I've just watched The Handmaid's Tale adaptation and thought it utterly compelling. I've never read the book, so I thought I'd pick up a copy, which I'll get round to reading one day/year/when I'm retired.

Philip Reeve's "Mortal Engines" series is another series I intend reading. It's for children but involves mobile cities that roam the landscape and eat other cities. Who wouldn't want to read books about that? I've had the four books sitting in my "to read" pile for a few years, now, but other books get piled on top. There's no real rhyme or reason to how I pick the next book I read. So a week ago I was reading Ted Chaing's collection Arrival, but was sat at my computer waiting for a file to download the other day and started reading the first book to hand, which happened to be one I've been wanting to read for years: Life During Wartime by Lucius Shepard. So that replaced the book I had planned to read next (Caliban's War by James S. A. Corey), which has probably moved down the list anyway because I've just picked up the second and third novels in Richard Morgan's Takeshi Kovaks trilogy, which has pushed Altered Carbon (the first in the series) to the top of my "to read" pile. And lets not forget that I have four or five short story collections on the go, ranging from Lankhmar by Fritz Leiber to The Draco Tavern by Larry Niven, which I dip into depending on what mood I'm in.

Lots of SF at the moment, you'll notice. Should my mood swing back to crime novels, I have plenty of those lined up too, including the Stephen King series about Bill Hodges (Mr Mercedes, Finders Keepers and End of Watch), the latest from Robert Harris (Conclave) and a copy of Brian Garfield's Death Wish, picked up on Saturday. I haven't read it for donkey's years and was reminded of it when I saw that they were remaking the movie with Bruce Willis in the Charles Bronson role. As I'm in a confessional mood... when I was 19 I took a girlfriend on our first date to see Death Wish II because she was a Led Zeppelin fan and Jimmy Page did the soundtrack to that film. All I can say is that I didn't know there was going to be an horrific gang rape and the catalogue of violence that followed with shootings and electrocutions... oh, boy! What the hell was I thinking... and more importantly, what was my date thinking? That was only the first in a series of catastrophic decisions that doomed that particular relationship. I'm not sure I can bring myself to read the book now that I've remembered this bit of heartache!

The Shrinking Man... if only that movie had been around at the time. Unfortunately, the one that was around was The Incredible Shrinking Woman, directed by Joel Schumacher no less (he went on to direct some quite respectable films before blowing his career with two terrible Batman movies). The Incredible Shrinking Man I haven't seen for many, many years. I wonder if it's as good as I remember? I've just spotted it on YouTube, although it looks like someone filmed it off the TV, and there's another version that looks better but has intrusive subtitles that I can't turn off.

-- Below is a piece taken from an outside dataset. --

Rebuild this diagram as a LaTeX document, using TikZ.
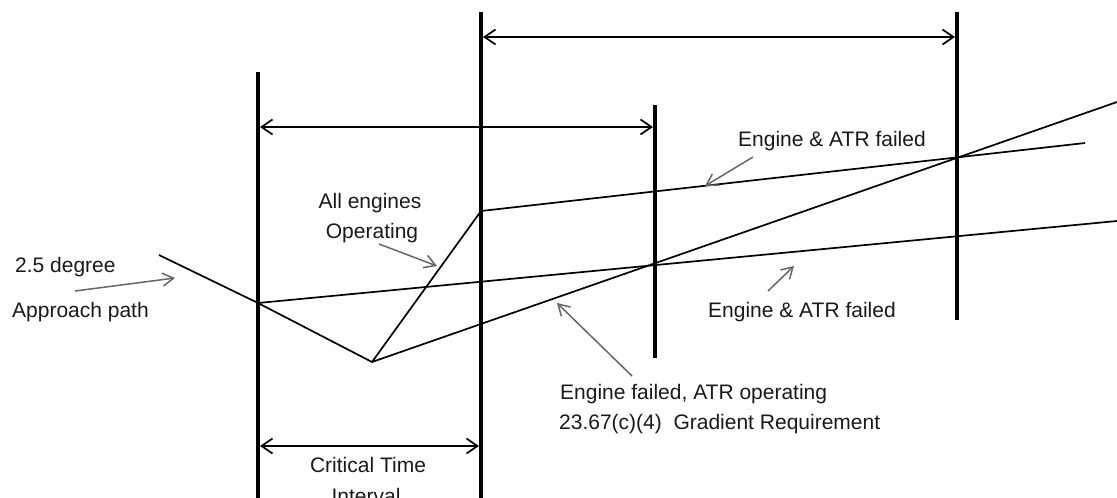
\documentclass[tikz,border=0pt]{standalone}
\usepackage{fontspec}
\setmainfont{Liberation Sans}
\usetikzlibrary{arrows.meta}
\begin{document}
\begin{tikzpicture}[x=1pt,y=-1pt,
  vbar/.style={line width=3.6pt},
  pathline/.style={line width=1.7pt, line join=miter},
  dimarrow/.style={line width=1.7pt,
    {Straight Barb[length=11pt,width=15pt]}-{Straight Barb[length=11pt,width=15pt]}},
  note/.style={draw=black!60, line width=1.5pt,
    -{Straight Barb[length=11pt,width=13pt]}},
  lbl/.style={font=\fontsize{21}{30}\selectfont, inner sep=0pt, text=black!90}]
\useasboundingbox (0,0) rectangle (1117,498);

% vertical bars
\coordinate (v1t) at (258,72);  \coordinate (v1b) at (258,505);
\coordinate (v2t) at (481,12);  \coordinate (v2b) at (481,505);
\coordinate (v3t) at (655,105); \coordinate (v3b) at (655,358);
\coordinate (v4t) at (957,12);  \coordinate (v4b) at (957,320);
\draw[vbar] (v1t) -- (v1b);
\draw[vbar] (v2t) -- (v2b);
\draw[vbar] (v3t) -- (v3b);
\draw[vbar] (v4t) -- (v4b);

% dimension arrows
\coordinate (d1a) at (483,37);  \coordinate (d1b) at (955,37);
\coordinate (d2a) at (260,127); \coordinate (d2b) at (653,127);
\coordinate (d3a) at (260,446); \coordinate (d3b) at (479,446);
\draw[dimarrow] (d1a) -- (d1b);
\draw[dimarrow] (d2a) -- (d2b);
\draw[dimarrow] (d3a) -- (d3b);

% flight paths
\coordinate (A0) at (159,255);
\coordinate (A)  at (258,303);
\coordinate (B)  at (372,362);
\coordinate (C)  at (481,211);
\coordinate (D)  at (1085,143);
\coordinate (E)  at (1117,102);
\coordinate (F)  at (1117,221);
\draw[pathline] (A0) -- (A) -- (B) -- (C) -- (D);
\draw[pathline] (B) -- (E);
\draw[pathline] (A) -- (F);

% labels
\node[lbl, anchor=base west] (deg) at (15,272) {2.5 degree};
\node[lbl, anchor=base west] (app) at (12,317) {Approach path};
\node[lbl, anchor=base] (all) at (370,208) {All engines};
\node[lbl, anchor=base] (ope) at (372,238) {Operating};
\node[lbl, anchor=base west] (eaf1) at (738,146) {Engine \& ATR failed};
\node[lbl, anchor=base west] (eaf2) at (708,317) {Engine \& ATR failed};
\node[lbl, anchor=base west] (efa) at (560,399) {Engine failed, ATR operating};
\node[lbl, anchor=base west] (grad) at (559,429) {23.67(c)(4)\ \ Gradient Requirement};
\node[lbl, anchor=base] (crit) at (368,472) {Critical Time};
\node[lbl, anchor=base] (intv) at (366,503) {Interval};

% annotation arrows
\coordinate (n1s) at (75,291);  \coordinate (n1e) at (175,278);
\coordinate (n2s) at (379,244); \coordinate (n2e) at (437,266);
\coordinate (n3s) at (753,157); \coordinate (n3e) at (705,186);
\coordinate (n4s) at (768,291); \coordinate (n4e) at (794,266);
\coordinate (n5s) at (632,376); \coordinate (n5e) at (557,303);
\draw[note] (n1s) -- (n1e);
\draw[note] (n2s) -- (n2e);
\draw[note] (n3s) -- (n3e);
\draw[note] (n4s) -- (n4e);
\draw[note] (n5s) -- (n5e);
\end{tikzpicture}
\end{document}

The last two books I picked up on Sunday at the local railway station, which has a small shelf of titles for people travelling on the trains. I've picked up quite a few books in the past, so I try to keep it stocked up—I've been dropping in copies of Colin Dexter's Inspector Morse novels recently and I think I got the best of the swap with a 1971 short story collection entitled The Homosexual Ghost and Other Stories, which is an anthology of horror stories from the Far East (Thailand, Indonesia, China, Japan, India and Pakistan) ranging from the 10th century to the 1960s; and a nice Barbara Cartland novel. I don't care for Barbara Cartland, but I do like cover artist Francis Marshall, whose work I first became aware of when I was working for Look and Learn; he did some illustrations for Bible Story and also for Ranger. David Roach later pointed out that he was also the regular artist for Pan's and Arrow's paperback editions of Barbara Cartland novels, although this is the first one I've picked up. Not a bad swap for a Morse with an unimaginative photo cover.

There are lots of Cartland paperback covers dotted around the internet. One day I'll gather them all up in a gallery.